# SOURCE MATERIAL
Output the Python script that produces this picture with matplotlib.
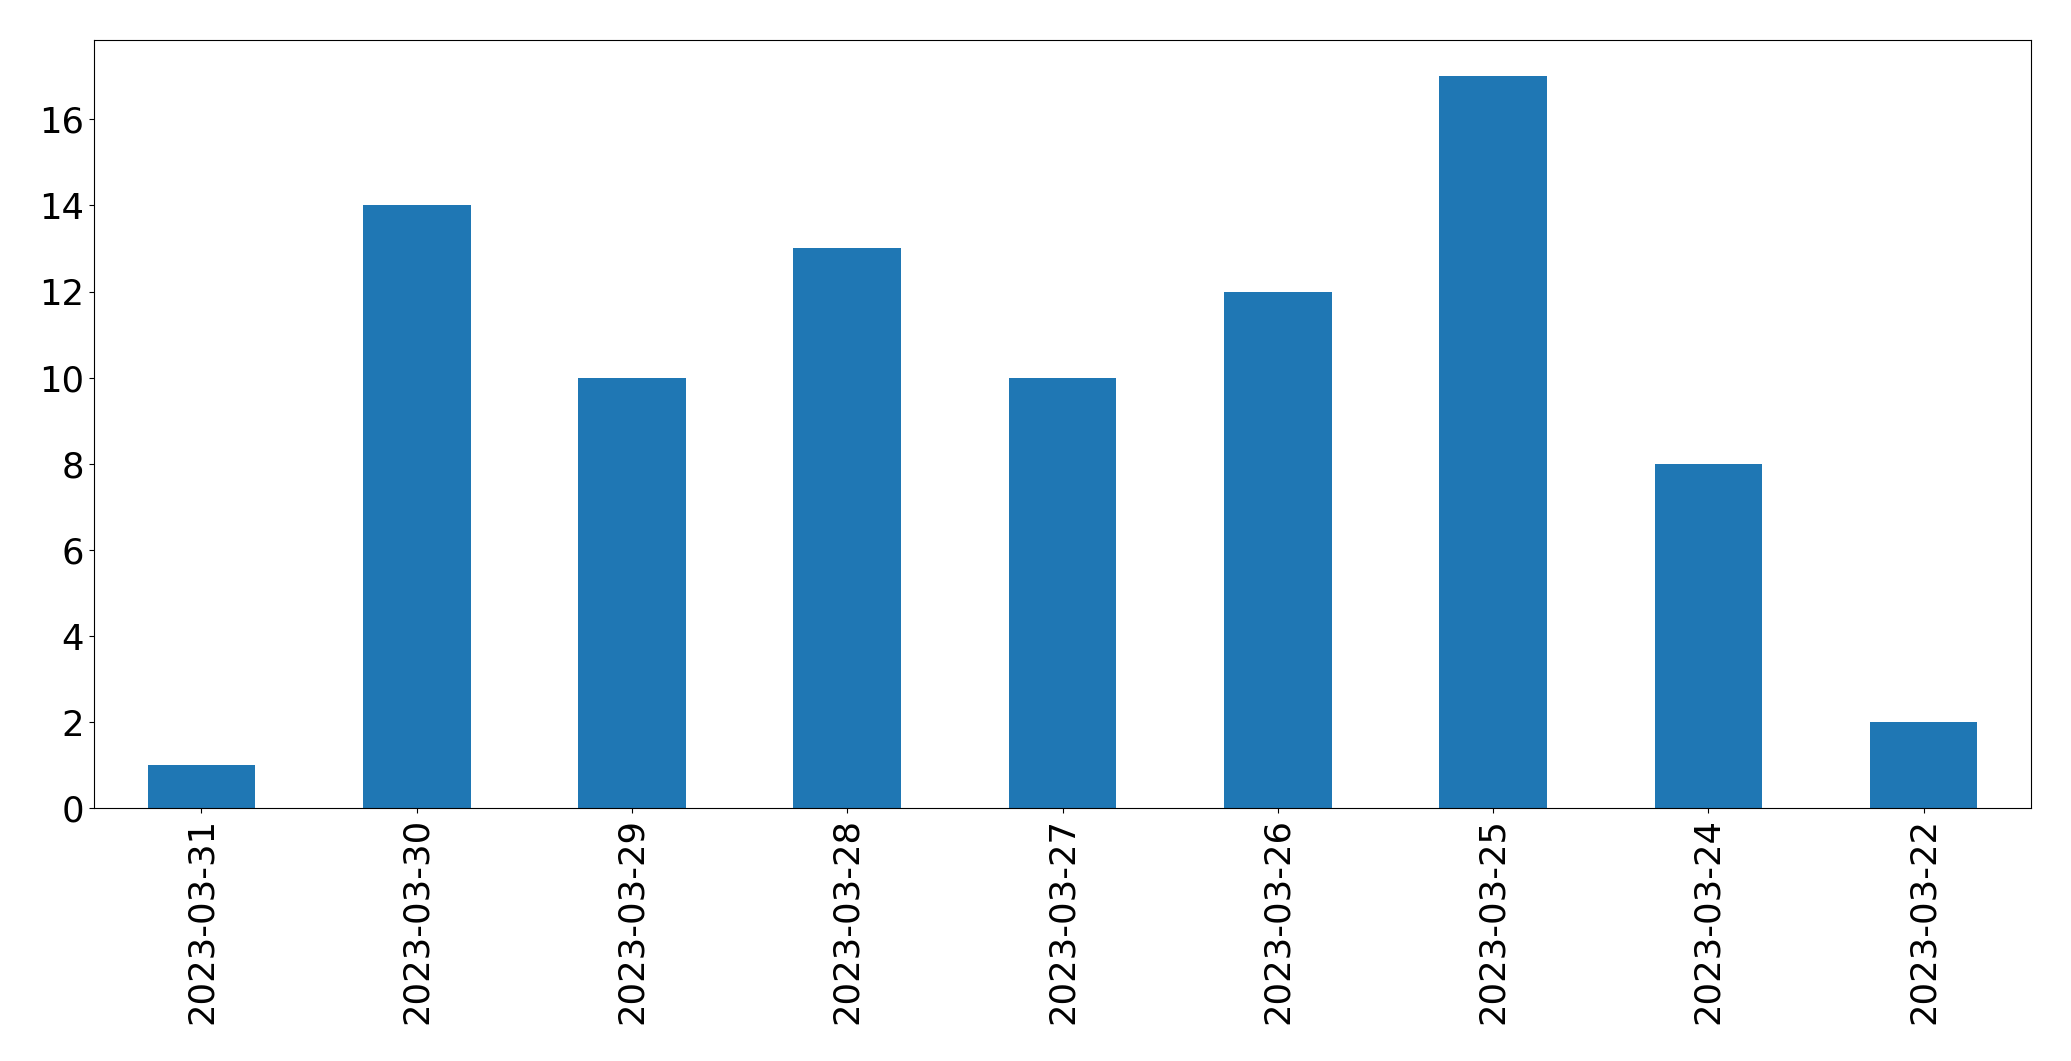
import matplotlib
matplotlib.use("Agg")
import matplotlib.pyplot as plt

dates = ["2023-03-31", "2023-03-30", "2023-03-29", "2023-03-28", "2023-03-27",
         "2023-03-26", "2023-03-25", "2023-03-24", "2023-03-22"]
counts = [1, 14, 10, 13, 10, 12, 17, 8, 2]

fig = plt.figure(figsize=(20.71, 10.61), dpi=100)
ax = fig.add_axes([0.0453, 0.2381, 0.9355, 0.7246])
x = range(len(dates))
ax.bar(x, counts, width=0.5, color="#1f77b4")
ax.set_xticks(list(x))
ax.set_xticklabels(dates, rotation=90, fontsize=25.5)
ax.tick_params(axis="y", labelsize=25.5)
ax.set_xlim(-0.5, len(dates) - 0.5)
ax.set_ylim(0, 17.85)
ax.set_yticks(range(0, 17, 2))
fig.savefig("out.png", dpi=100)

# GOAL
Write out again, exactly, the lines from the start of the listing up to the line containing "counts = [1, 14, 10, 13, 10, 12, 17, 8, 2]", with both ends and without pictures.

# CORRECT OUTPUT
Output the Python script that produces this picture with matplotlib.
import matplotlib
matplotlib.use("Agg")
import matplotlib.pyplot as plt

dates = ["2023-03-31", "2023-03-30", "2023-03-29", "2023-03-28", "2023-03-27",
         "2023-03-26", "2023-03-25", "2023-03-24", "2023-03-22"]
counts = [1, 14, 10, 13, 10, 12, 17, 8, 2]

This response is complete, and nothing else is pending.